Mortal Fear
- First edition (US)
- Author: Robin Cook
- Cover artist: Chris Moore
- Language: English
- Genre: Thriller
- Publisher: Putnam (US) Macmillan (UK)
- Publication date: 1989
- Publication place: United States
- Media type: Print (hardback & paperback)
- Pages: 364 pp
- ISBN: 0-330-30760-6
- OCLC: 220507798
- Preceded by: Outbreak
- Followed by: Mutation

= Mortal Fear (Cook novel) =

Novel by Robin Cook

The novel Mortal Fear by Robin Cook in 1989 deals with the issues of euthanasia hospital and increasing cost of keeping elderly people alive. The piece's villain espouses views that the elderly and incapacitated deserve to die in order to lighten the burden on the overtaxed medical system—quite contrary to the view of "do no harm" held by both the novel's main character and author.

==Plot summary==

Dr. Jason Howard is a general practitioner at Good Health Plan (a fictitious Boston hospital); he was formerly a resident at Massachusetts General. When a patient of his is admitted complaining of heart problems and later dies, Jason finds that, though having received a clean bill of health less than a month before, that the heart attack came totally out of left field and the patient looks decidedly older than he ought to at 56. Soon two more cases come to his attention, both healthy a month before, now dead, both looking older than their years.

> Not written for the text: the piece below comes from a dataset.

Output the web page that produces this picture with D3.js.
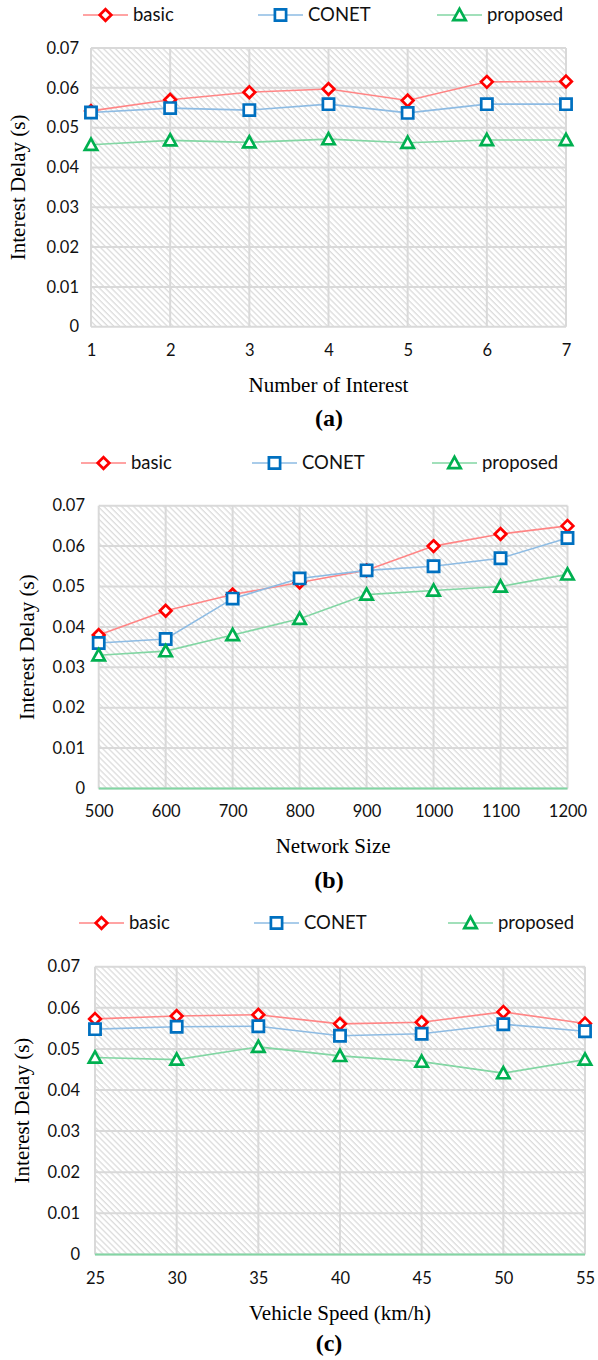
<!DOCTYPE html>
<html>
<head>
<meta charset="utf-8">
<script src="https://cdn.jsdelivr.net/npm/d3@7"></script>
<style>
body { margin: 0; background: #fff; }
svg { display: block; }
</style>
</head>
<body>
<svg id="drawing_region"></svg>
<script>
// (a) Number of Interest
const interestX = [1, 2, 3, 4, 5, 6, 7];
const basicA = [0.0542, 0.0570, 0.0589, 0.0597, 0.0568, 0.0615, 0.0616];
const conetA = [0.0538, 0.0549, 0.0544, 0.0559, 0.0537, 0.0559, 0.0559];
const proposedA = [0.0457, 0.0468, 0.0463, 0.0471, 0.0462, 0.0469, 0.0469];

// (b) Network Size
const sizeX = [500, 600, 700, 800, 900, 1000, 1100, 1200];
const basicB = [0.038, 0.044, 0.048, 0.051, 0.054, 0.060, 0.063, 0.065];
const conetB = [0.036, 0.037, 0.047, 0.052, 0.054, 0.055, 0.057, 0.062];
const proposedB = [0.033, 0.034, 0.038, 0.042, 0.048, 0.049, 0.050, 0.053];

// (c) Vehicle Speed
const speedX = [25, 30, 35, 40, 45, 50, 55];
const basicC = [0.0573, 0.0580, 0.0583, 0.0561, 0.0565, 0.0590, 0.0562];
const conetC = [0.0548, 0.0554, 0.0555, 0.0532, 0.0537, 0.0560, 0.0543];
const proposedC = [0.0479, 0.0474, 0.0505, 0.0483, 0.0469, 0.0441, 0.0474];

const yTicks = [0, 0.01, 0.02, 0.03, 0.04, 0.05, 0.06, 0.07];
const seriesNames = ['basic', 'CONET', 'proposed'];

const styles = [
    { marker: 'diamond', line: '#ff8585', mark: '#ff0000' },
    { marker: 'square', line: '#8dbbe3', mark: '#0070c0' },
    { marker: 'triangle', line: '#82d6a3', mark: '#00b050' }
];

const svg = d3.select('#drawing_region')
    .attr('width', 598)
    .attr('height', 1360);

// diagonal hatch background
const pat = svg.append('defs').append('pattern')
    .attr('id', 'hatch')
    .attr('patternUnits', 'userSpaceOnUse')
    .attr('width', 4.2)
    .attr('height', 4.2)
    .attr('patternTransform', 'rotate(-45)');
pat.append('rect').attr('width', 4.2).attr('height', 4.2).attr('fill', '#fff');
pat.append('line')
    .attr('x1', 1).attr('y1', 0).attr('x2', 1).attr('y2', 4.2)
    .attr('stroke', '#d6d6d6').attr('stroke-width', 1.1);

function markerPath(type, cx, cy) {
    if (type === 'diamond') {
        const r = 5.8;
        return `M${cx},${cy - r}L${cx + r},${cy}L${cx},${cy + r}L${cx - r},${cy}Z`;
    }
    if (type === 'square') {
        const r = 5.6;
        return `M${cx - r},${cy - r}H${cx + r}V${cy + r}H${cx - r}Z`;
    }
    const w = 6.2, h = 5.6;
    return `M${cx},${cy - h - 0.5}L${cx + w},${cy + h - 0.5}L${cx - w},${cy + h - 0.5}Z`;
}

function drawPanel(cfg) {
    const g = svg.append('g');

    const x = d3.scaleLinear()
        .domain([cfg.xs[0], cfg.xs[cfg.xs.length - 1]])
        .range([cfg.left, cfg.right]);
    const y = d3.scaleLinear()
        .domain([0, 0.07])
        .range([cfg.bottom, cfg.top]);

    // plot background
    g.append('rect')
        .attr('x', cfg.left).attr('y', cfg.top)
        .attr('width', cfg.right - cfg.left)
        .attr('height', cfg.bottom - cfg.top)
        .attr('fill', 'url(#hatch)');

    // gridlines
    g.selectAll('.hgrid').data(yTicks).enter().append('line')
        .attr('x1', cfg.left).attr('x2', cfg.right)
        .attr('y1', d => y(d)).attr('y2', d => y(d))
        .attr('stroke', '#d9d9d9').attr('stroke-width', 2);
    g.selectAll('.vgrid').data(cfg.xs).enter().append('line')
        .attr('x1', d => x(d)).attr('x2', d => x(d))
        .attr('y1', cfg.top).attr('y2', cfg.bottom)
        .attr('stroke', '#d9d9d9').attr('stroke-width', 2);

    if (cfg.zeroLine) {
        g.append('line')
            .attr('x1', cfg.left).attr('x2', cfg.right)
            .attr('y1', y(0)).attr('y2', y(0))
            .attr('stroke', cfg.zeroLine).attr('stroke-width', 2);
    }

    // y axis
    const yAxis = d3.axisLeft(y)
        .tickValues(yTicks)
        .tickFormat(d => d === 0 ? '0' : d3.format('.2f')(d))
        .tickSize(0)
        .tickPadding(cfg.left - cfg.yLabelRight);
    const ya = g.append('g').attr('transform', `translate(${cfg.left},0)`).call(yAxis);
    ya.select('.domain').remove();
    ya.selectAll('text')
        .attr('fill', '#111')
        .style('font-family', 'Lato, "Open Sans", sans-serif')
        .style('font-size', '16.5px');

    // x axis
    const xAxis = d3.axisBottom(x)
        .tickValues(cfg.xs)
        .tickFormat(d => d)
        .tickSize(0);
    const xa = g.append('g').attr('transform', `translate(0,${cfg.xTickY})`).call(xAxis);
    xa.select('.domain').remove();
    xa.selectAll('text')
        .attr('y', 0).attr('dy', '0.35em')
        .attr('fill', '#111')
        .style('font-family', 'Lato, "Open Sans", sans-serif')
        .style('font-size', '16.5px');

    // series
    const line = d3.line().x(d => x(d[0])).y(d => y(d[1]));
    cfg.series.forEach((vals, i) => {
        const pts = cfg.xs.map((v, j) => [v, vals[j]]);
        g.append('path')
            .attr('d', line(pts))
            .attr('fill', 'none')
            .attr('stroke', styles[i].line)
            .attr('stroke-width', 1.6);
        g.selectAll('.m' + i).data(pts).enter().append('path')
            .attr('d', d => markerPath(styles[i].marker, x(d[0]), y(d[1])))
            .attr('fill', '#fff')
            .attr('stroke', styles[i].mark)
            .attr('stroke-width', 2.7);
    });

    // legend
    seriesNames.forEach((name, i) => {
        const lx = cfg.legendX[i];
        g.append('line')
            .attr('x1', lx).attr('x2', lx + 45)
            .attr('y1', cfg.legendY).attr('y2', cfg.legendY)
            .attr('stroke', styles[i].line).attr('stroke-width', 1.6);
        g.append('path')
            .attr('d', markerPath(styles[i].marker, lx + 22.5, cfg.legendY))
            .attr('fill', '#fff')
            .attr('stroke', styles[i].mark)
            .attr('stroke-width', 2.7);
        g.append('text')
            .attr('x', lx + 50).attr('y', cfg.legendY)
            .attr('dy', '0.35em')
            .attr('fill', '#111')
            .style('font-family', 'Lato, "Open Sans", sans-serif')
            .style('font-size', '18.5px')
            .text(name);
    });

    // titles
    g.append('text')
        .attr('transform', `translate(${cfg.yTitleX},${(cfg.top + cfg.bottom) / 2}) rotate(-90)`)
        .attr('text-anchor', 'middle')
        .attr('dy', '0.35em')
        .style('font-family', '"Liberation Serif", serif')
        .style('font-size', '21px')
        .text('Interest Delay (s)');

    g.append('text')
        .attr('x', (cfg.left + cfg.right) / 2).attr('y', cfg.xTitleY)
        .attr('text-anchor', 'middle')
        .attr('dy', '0.35em')
        .style('font-family', '"Liberation Serif", serif')
        .style('font-size', '21px')
        .text(cfg.xTitle);

    g.append('text')
        .attr('x', 329).attr('y', cfg.labelY)
        .attr('text-anchor', 'middle')
        .attr('dy', '0.35em')
        .style('font-family', '"Liberation Serif", serif')
        .style('font-weight', 'bold')
        .style('font-size', '24px')
        .text(cfg.label);
}

drawPanel({
    xs: interestX, series: [basicA, conetA, proposedA],
    top: 48, bottom: 326.7, left: 91, right: 566,
    yLabelRight: 79, yTitleX: 17.5,
    xTickY: 350, xTitleY: 385, labelY: 418,
    legendY: 15, legendX: [83, 258, 437],
    xTitle: 'Number of Interest', label: '(a)', zeroLine: null
});

drawPanel({
    xs: sizeX, series: [basicB, conetB, proposedB],
    top: 505.7, bottom: 788.5, left: 98.7, right: 567.5,
    yLabelRight: 85, yTitleX: 27,
    xTickY: 811, xTitleY: 846, labelY: 880,
    legendY: 463, legendX: [81, 252, 432],
    xTitle: 'Network Size', label: '(b)', zeroLine: '#82d6a3'
});

drawPanel({
    xs: speedX, series: [basicC, conetC, proposedC],
    top: 966.7, bottom: 1254.4, left: 95, right: 585,
    yLabelRight: 80, yTitleX: 22,
    xTickY: 1278, xTitleY: 1313, labelY: 1343,
    legendY: 923, legendX: [79, 254, 448],
    xTitle: 'Vehicle Speed (km/h)', label: '(c)', zeroLine: '#82d6a3'
});
</script>
</body>
</html>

Alvin Hayes, a former classmate of Jason's at Harvard, asks to speak to him about his recent strange caseload. Hayes is a shifty, twitchy man whose personal life is a subject of some question who seems unduly paranoid, and Jason wonders if the resident mad scientist has gotten into something illicit. At dinner Hayes, while talking about his genetic research on aging, suddenly begins expelling blood violently. He dies a gory death right there in the restaurant. Jason begins investigating the connection between the man's sudden demise, his nervous demeanor, and the patients in his hospital who have all been admitted with what seems to be a mutant strain of progeria that killed them in mere days.